# PROBLEM DESCRIPTION
Copy out exactly the lines spanning the line with "Convert this diagram to TikZ code." to the line with "(bp) at (403,230)", inclusive, from the data underneath, with no pictures.

# PROVIDED INFORMATION
┌────────

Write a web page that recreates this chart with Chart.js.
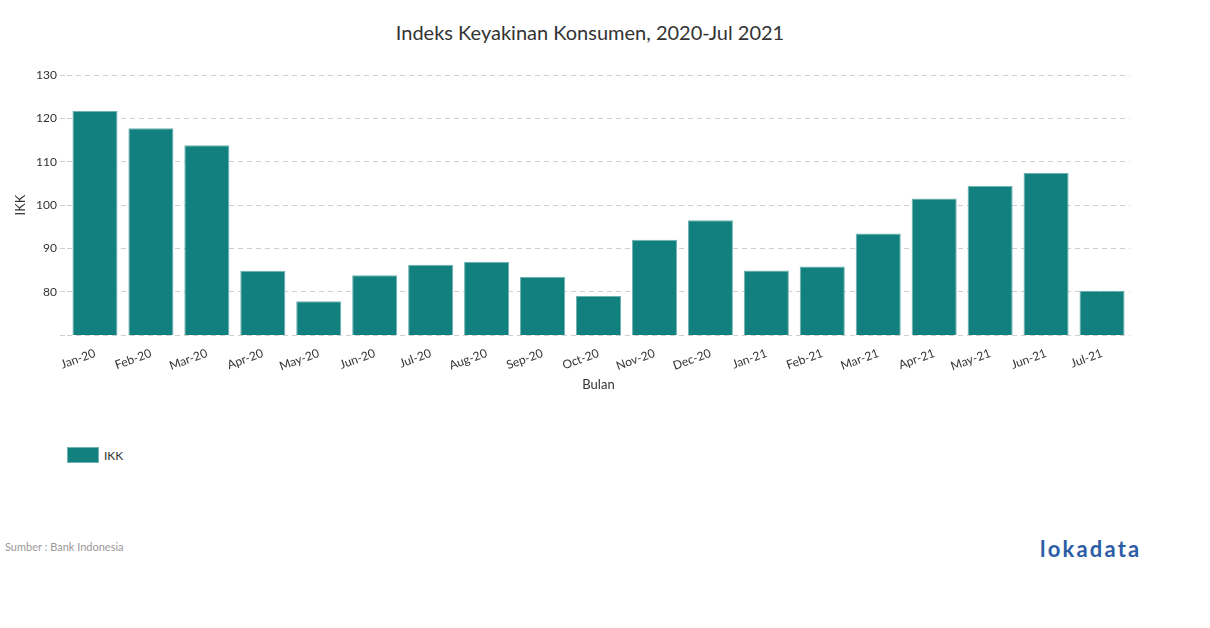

└────────
┌────────

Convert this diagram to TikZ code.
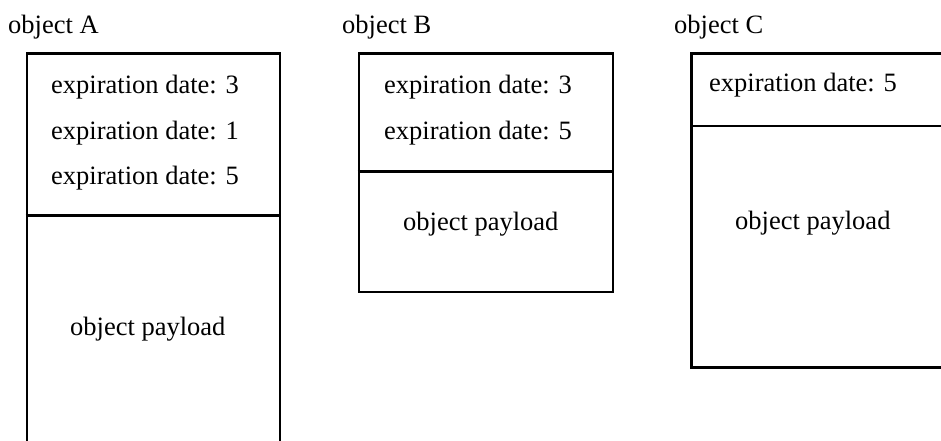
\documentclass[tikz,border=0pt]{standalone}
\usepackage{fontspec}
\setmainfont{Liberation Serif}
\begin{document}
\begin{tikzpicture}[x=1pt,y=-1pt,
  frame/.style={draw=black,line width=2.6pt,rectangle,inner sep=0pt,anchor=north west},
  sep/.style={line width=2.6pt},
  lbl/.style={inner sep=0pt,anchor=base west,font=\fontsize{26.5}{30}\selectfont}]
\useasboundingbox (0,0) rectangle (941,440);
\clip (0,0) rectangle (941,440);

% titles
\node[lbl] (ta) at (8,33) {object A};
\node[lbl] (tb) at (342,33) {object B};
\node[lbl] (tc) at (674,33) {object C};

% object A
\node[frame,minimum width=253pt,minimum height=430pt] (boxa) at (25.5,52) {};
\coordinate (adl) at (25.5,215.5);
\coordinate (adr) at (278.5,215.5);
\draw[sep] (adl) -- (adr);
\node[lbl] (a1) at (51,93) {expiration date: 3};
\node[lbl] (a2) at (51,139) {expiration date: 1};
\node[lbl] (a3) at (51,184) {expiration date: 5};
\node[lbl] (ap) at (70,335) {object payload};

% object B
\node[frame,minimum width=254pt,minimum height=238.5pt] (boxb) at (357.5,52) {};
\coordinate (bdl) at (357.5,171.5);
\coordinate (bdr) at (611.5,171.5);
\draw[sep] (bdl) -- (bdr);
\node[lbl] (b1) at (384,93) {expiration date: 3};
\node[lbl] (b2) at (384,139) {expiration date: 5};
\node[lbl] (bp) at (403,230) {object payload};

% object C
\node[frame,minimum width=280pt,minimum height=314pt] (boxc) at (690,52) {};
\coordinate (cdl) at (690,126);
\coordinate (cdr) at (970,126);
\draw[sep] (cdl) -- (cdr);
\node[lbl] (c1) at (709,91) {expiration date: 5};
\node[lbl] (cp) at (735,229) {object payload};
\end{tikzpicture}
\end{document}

└────────

# TASK SOLUTION
Convert this diagram to TikZ code.
\documentclass[tikz,border=0pt]{standalone}
\usepackage{fontspec}
\setmainfont{Liberation Serif}
\begin{document}
\begin{tikzpicture}[x=1pt,y=-1pt,
  frame/.style={draw=black,line width=2.6pt,rectangle,inner sep=0pt,anchor=north west},
  sep/.style={line width=2.6pt},
  lbl/.style={inner sep=0pt,anchor=base west,font=\fontsize{26.5}{30}\selectfont}]
\useasboundingbox (0,0) rectangle (941,440);
\clip (0,0) rectangle (941,440);

% titles
\node[lbl] (ta) at (8,33) {object A};
\node[lbl] (tb) at (342,33) {object B};
\node[lbl] (tc) at (674,33) {object C};

% object A
\node[frame,minimum width=253pt,minimum height=430pt] (boxa) at (25.5,52) {};
\coordinate (adl) at (25.5,215.5);
\coordinate (adr) at (278.5,215.5);
\draw[sep] (adl) -- (adr);
\node[lbl] (a1) at (51,93) {expiration date: 3};
\node[lbl] (a2) at (51,139) {expiration date: 1};
\node[lbl] (a3) at (51,184) {expiration date: 5};
\node[lbl] (ap) at (70,335) {object payload};

% object B
\node[frame,minimum width=254pt,minimum height=238.5pt] (boxb) at (357.5,52) {};
\coordinate (bdl) at (357.5,171.5);
\coordinate (bdr) at (611.5,171.5);
\draw[sep] (bdl) -- (bdr);
\node[lbl] (b1) at (384,93) {expiration date: 3};
\node[lbl] (b2) at (384,139) {expiration date: 5};
\node[lbl] (bp) at (403,230) {object payload};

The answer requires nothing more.